# Given material

--------

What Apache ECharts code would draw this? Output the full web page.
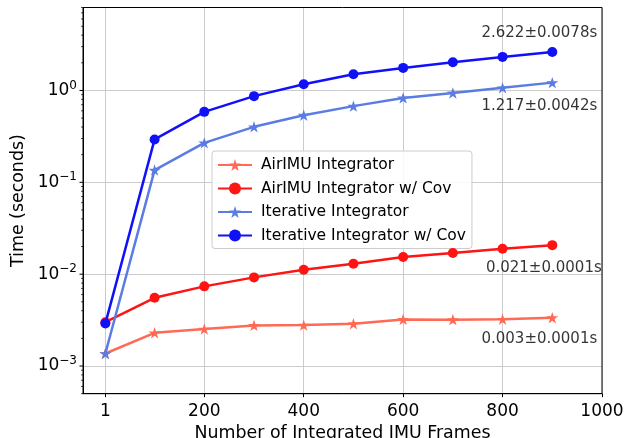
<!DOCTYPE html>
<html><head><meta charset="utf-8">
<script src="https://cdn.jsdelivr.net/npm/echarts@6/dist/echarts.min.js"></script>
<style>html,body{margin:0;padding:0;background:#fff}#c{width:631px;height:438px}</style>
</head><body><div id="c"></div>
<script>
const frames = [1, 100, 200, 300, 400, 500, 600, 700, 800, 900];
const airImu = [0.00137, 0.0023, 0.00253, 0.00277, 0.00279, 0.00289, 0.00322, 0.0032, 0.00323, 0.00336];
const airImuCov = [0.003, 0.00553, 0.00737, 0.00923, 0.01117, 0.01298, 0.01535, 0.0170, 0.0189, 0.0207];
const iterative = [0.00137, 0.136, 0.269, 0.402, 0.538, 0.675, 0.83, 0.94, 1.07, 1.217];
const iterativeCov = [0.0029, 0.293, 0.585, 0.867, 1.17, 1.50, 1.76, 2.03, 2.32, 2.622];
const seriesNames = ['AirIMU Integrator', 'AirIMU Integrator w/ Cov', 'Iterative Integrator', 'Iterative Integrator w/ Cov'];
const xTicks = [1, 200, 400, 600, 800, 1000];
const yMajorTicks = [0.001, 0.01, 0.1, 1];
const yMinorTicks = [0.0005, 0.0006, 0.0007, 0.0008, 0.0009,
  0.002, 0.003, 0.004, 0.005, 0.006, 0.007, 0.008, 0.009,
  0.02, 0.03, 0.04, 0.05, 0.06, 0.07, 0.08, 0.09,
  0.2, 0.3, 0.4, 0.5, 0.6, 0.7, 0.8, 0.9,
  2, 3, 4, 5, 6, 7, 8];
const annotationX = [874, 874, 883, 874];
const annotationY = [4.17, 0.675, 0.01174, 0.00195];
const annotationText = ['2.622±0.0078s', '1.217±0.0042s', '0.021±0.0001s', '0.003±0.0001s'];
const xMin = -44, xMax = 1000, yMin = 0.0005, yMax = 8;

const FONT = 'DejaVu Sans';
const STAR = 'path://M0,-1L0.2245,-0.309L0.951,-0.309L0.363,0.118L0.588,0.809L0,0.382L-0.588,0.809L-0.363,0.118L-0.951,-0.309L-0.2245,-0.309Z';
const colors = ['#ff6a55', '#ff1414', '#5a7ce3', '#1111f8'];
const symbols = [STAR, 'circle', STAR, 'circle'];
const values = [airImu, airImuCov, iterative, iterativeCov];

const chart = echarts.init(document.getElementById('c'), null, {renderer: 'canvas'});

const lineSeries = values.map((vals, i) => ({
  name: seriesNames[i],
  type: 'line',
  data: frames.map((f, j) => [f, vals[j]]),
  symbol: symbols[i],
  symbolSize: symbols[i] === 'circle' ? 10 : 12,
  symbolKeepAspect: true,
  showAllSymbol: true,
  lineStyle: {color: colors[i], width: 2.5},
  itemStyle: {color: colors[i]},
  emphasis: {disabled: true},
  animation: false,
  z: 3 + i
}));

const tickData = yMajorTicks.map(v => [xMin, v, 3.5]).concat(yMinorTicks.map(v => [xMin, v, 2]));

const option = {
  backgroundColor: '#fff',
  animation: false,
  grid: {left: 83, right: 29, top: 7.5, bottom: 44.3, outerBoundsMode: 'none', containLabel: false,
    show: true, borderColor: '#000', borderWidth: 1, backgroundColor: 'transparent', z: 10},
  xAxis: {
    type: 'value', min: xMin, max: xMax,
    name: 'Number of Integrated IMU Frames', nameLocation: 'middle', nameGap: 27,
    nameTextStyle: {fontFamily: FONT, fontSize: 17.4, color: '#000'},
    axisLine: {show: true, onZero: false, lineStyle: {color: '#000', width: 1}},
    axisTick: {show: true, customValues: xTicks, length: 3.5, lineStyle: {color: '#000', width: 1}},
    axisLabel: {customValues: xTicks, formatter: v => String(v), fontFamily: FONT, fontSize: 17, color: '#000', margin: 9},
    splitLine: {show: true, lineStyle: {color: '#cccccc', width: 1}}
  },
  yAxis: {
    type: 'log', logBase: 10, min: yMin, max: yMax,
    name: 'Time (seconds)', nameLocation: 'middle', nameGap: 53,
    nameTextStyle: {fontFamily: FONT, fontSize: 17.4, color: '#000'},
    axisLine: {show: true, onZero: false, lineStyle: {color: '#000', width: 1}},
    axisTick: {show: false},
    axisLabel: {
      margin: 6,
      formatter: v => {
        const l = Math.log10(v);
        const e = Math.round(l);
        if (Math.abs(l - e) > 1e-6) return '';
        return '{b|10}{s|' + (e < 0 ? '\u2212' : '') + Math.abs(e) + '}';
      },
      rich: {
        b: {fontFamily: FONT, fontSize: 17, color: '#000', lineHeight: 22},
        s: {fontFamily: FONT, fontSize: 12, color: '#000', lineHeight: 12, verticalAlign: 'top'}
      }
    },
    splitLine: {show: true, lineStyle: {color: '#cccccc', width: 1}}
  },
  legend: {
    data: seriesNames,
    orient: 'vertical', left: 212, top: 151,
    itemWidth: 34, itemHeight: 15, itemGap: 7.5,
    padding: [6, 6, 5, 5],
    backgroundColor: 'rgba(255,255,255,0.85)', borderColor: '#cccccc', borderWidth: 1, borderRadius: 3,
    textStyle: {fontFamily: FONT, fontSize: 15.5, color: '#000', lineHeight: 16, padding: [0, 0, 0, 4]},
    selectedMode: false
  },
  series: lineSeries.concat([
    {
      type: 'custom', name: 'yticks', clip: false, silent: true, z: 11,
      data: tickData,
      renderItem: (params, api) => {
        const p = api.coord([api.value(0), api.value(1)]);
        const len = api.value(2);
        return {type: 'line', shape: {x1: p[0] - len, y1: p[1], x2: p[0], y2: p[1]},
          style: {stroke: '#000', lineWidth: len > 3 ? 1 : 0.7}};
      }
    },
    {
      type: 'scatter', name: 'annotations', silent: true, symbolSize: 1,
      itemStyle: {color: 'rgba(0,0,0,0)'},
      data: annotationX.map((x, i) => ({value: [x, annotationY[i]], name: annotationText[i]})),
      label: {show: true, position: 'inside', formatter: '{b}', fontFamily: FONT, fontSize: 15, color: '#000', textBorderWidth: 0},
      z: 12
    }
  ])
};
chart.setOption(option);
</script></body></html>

--------

# Problem details
Copy out the listing exactly as it stands, but not the pictures.

# Written response
What Apache ECharts code would draw this? Output the full web page.
<!DOCTYPE html>
<html><head><meta charset="utf-8">
<script src="https://cdn.jsdelivr.net/npm/echarts@6/dist/echarts.min.js"></script>
<style>html,body{margin:0;padding:0;background:#fff}#c{width:631px;height:438px}</style>
</head><body><div id="c"></div>
<script>
const frames = [1, 100, 200, 300, 400, 500, 600, 700, 800, 900];
const airImu = [0.00137, 0.0023, 0.00253, 0.00277, 0.00279, 0.00289, 0.00322, 0.0032, 0.00323, 0.00336];
const airImuCov = [0.003, 0.00553, 0.00737, 0.00923, 0.01117, 0.01298, 0.01535, 0.0170, 0.0189, 0.0207];
const iterative = [0.00137, 0.136, 0.269, 0.402, 0.538, 0.675, 0.83, 0.94, 1.07, 1.217];
const iterativeCov = [0.0029, 0.293, 0.585, 0.867, 1.17, 1.50, 1.76, 2.03, 2.32, 2.622];
const seriesNames = ['AirIMU Integrator', 'AirIMU Integrator w/ Cov', 'Iterative Integrator', 'Iterative Integrator w/ Cov'];
const xTicks = [1, 200, 400, 600, 800, 1000];
const yMajorTicks = [0.001, 0.01, 0.1, 1];
const yMinorTicks = [0.0005, 0.0006, 0.0007, 0.0008, 0.0009,
  0.002, 0.003, 0.004, 0.005, 0.006, 0.007, 0.008, 0.009,
  0.02, 0.03, 0.04, 0.05, 0.06, 0.07, 0.08, 0.09,
  0.2, 0.3, 0.4, 0.5, 0.6, 0.7, 0.8, 0.9,
  2, 3, 4, 5, 6, 7, 8];
const annotationX = [874, 874, 883, 874];
const annotationY = [4.17, 0.675, 0.01174, 0.00195];
const annotationText = ['2.622±0.0078s', '1.217±0.0042s', '0.021±0.0001s', '0.003±0.0001s'];
const xMin = -44, xMax = 1000, yMin = 0.0005, yMax = 8;

const FONT = 'DejaVu Sans';
const STAR = 'path://M0,-1L0.2245,-0.309L0.951,-0.309L0.363,0.118L0.588,0.809L0,0.382L-0.588,0.809L-0.363,0.118L-0.951,-0.309L-0.2245,-0.309Z';
const colors = ['#ff6a55', '#ff1414', '#5a7ce3', '#1111f8'];
const symbols = [STAR, 'circle', STAR, 'circle'];
const values = [airImu, airImuCov, iterative, iterativeCov];

const chart = echarts.init(document.getElementById('c'), null, {renderer: 'canvas'});

const lineSeries = values.map((vals, i) => ({
  name: seriesNames[i],
  type: 'line',
  data: frames.map((f, j) => [f, vals[j]]),
  symbol: symbols[i],
  symbolSize: symbols[i] === 'circle' ? 10 : 12,
  symbolKeepAspect: true,
  showAllSymbol: true,
  lineStyle: {color: colors[i], width: 2.5},
  itemStyle: {color: colors[i]},
  emphasis: {disabled: true},
  animation: false,
  z: 3 + i
}));

const tickData = yMajorTicks.map(v => [xMin, v, 3.5]).concat(yMinorTicks.map(v => [xMin, v, 2]));

const option = {
  backgroundColor: '#fff',
  animation: false,
  grid: {left: 83, right: 29, top: 7.5, bottom: 44.3, outerBoundsMode: 'none', containLabel: false,
    show: true, borderColor: '#000', borderWidth: 1, backgroundColor: 'transparent', z: 10},
  xAxis: {
    type: 'value', min: xMin, max: xMax,
    name: 'Number of Integrated IMU Frames', nameLocation: 'middle', nameGap: 27,
    nameTextStyle: {fontFamily: FONT, fontSize: 17.4, color: '#000'},
    axisLine: {show: true, onZero: false, lineStyle: {color: '#000', width: 1}},
    axisTick: {show: true, customValues: xTicks, length: 3.5, lineStyle: {color: '#000', width: 1}},
    axisLabel: {customValues: xTicks, formatter: v => String(v), fontFamily: FONT, fontSize: 17, color: '#000', margin: 9},
    splitLine: {show: true, lineStyle: {color: '#cccccc', width: 1}}
  },
  yAxis: {
    type: 'log', logBase: 10, min: yMin, max: yMax,
    name: 'Time (seconds)', nameLocation: 'middle', nameGap: 53,
    nameTextStyle: {fontFamily: FONT, fontSize: 17.4, color: '#000'},
    axisLine: {show: true, onZero: false, lineStyle: {color: '#000', width: 1}},
    axisTick: {show: false},
    axisLabel: {
      margin: 6,
      formatter: v => {
        const l = Math.log10(v);
        const e = Math.round(l);
        if (Math.abs(l - e) > 1e-6) return '';
        return '{b|10}{s|' + (e < 0 ? '\u2212' : '') + Math.abs(e) + '}';
      },
      rich: {
        b: {fontFamily: FONT, fontSize: 17, color: '#000', lineHeight: 22},
        s: {fontFamily: FONT, fontSize: 12, color: '#000', lineHeight: 12, verticalAlign: 'top'}
      }
    },
    splitLine: {show: true, lineStyle: {color: '#cccccc', width: 1}}
  },
  legend: {
    data: seriesNames,
    orient: 'vertical', left: 212, top: 151,
    itemWidth: 34, itemHeight: 15, itemGap: 7.5,
    padding: [6, 6, 5, 5],
    backgroundColor: 'rgba(255,255,255,0.85)', borderColor: '#cccccc', borderWidth: 1, borderRadius: 3,
    textStyle: {fontFamily: FONT, fontSize: 15.5, color: '#000', lineHeight: 16, padding: [0, 0, 0, 4]},
    selectedMode: false
  },
  series: lineSeries.concat([
    {
      type: 'custom', name: 'yticks', clip: false, silent: true, z: 11,
      data: tickData,
      renderItem: (params, api) => {
        const p = api.coord([api.value(0), api.value(1)]);
        const len = api.value(2);
        return {type: 'line', shape: {x1: p[0] - len, y1: p[1], x2: p[0], y2: p[1]},
          style: {stroke: '#000', lineWidth: len > 3 ? 1 : 0.7}};
      }
    },
    {
      type: 'scatter', name: 'annotations', silent: true, symbolSize: 1,
      itemStyle: {color: 'rgba(0,0,0,0)'},
      data: annotationX.map((x, i) => ({value: [x, annotationY[i]], name: annotationText[i]})),
      label: {show: true, position: 'inside', formatter: '{b}', fontFamily: FONT, fontSize: 15, color: '#000', textBorderWidth: 0},
      z: 12
    }
  ])
};
chart.setOption(option);
</script></body></html>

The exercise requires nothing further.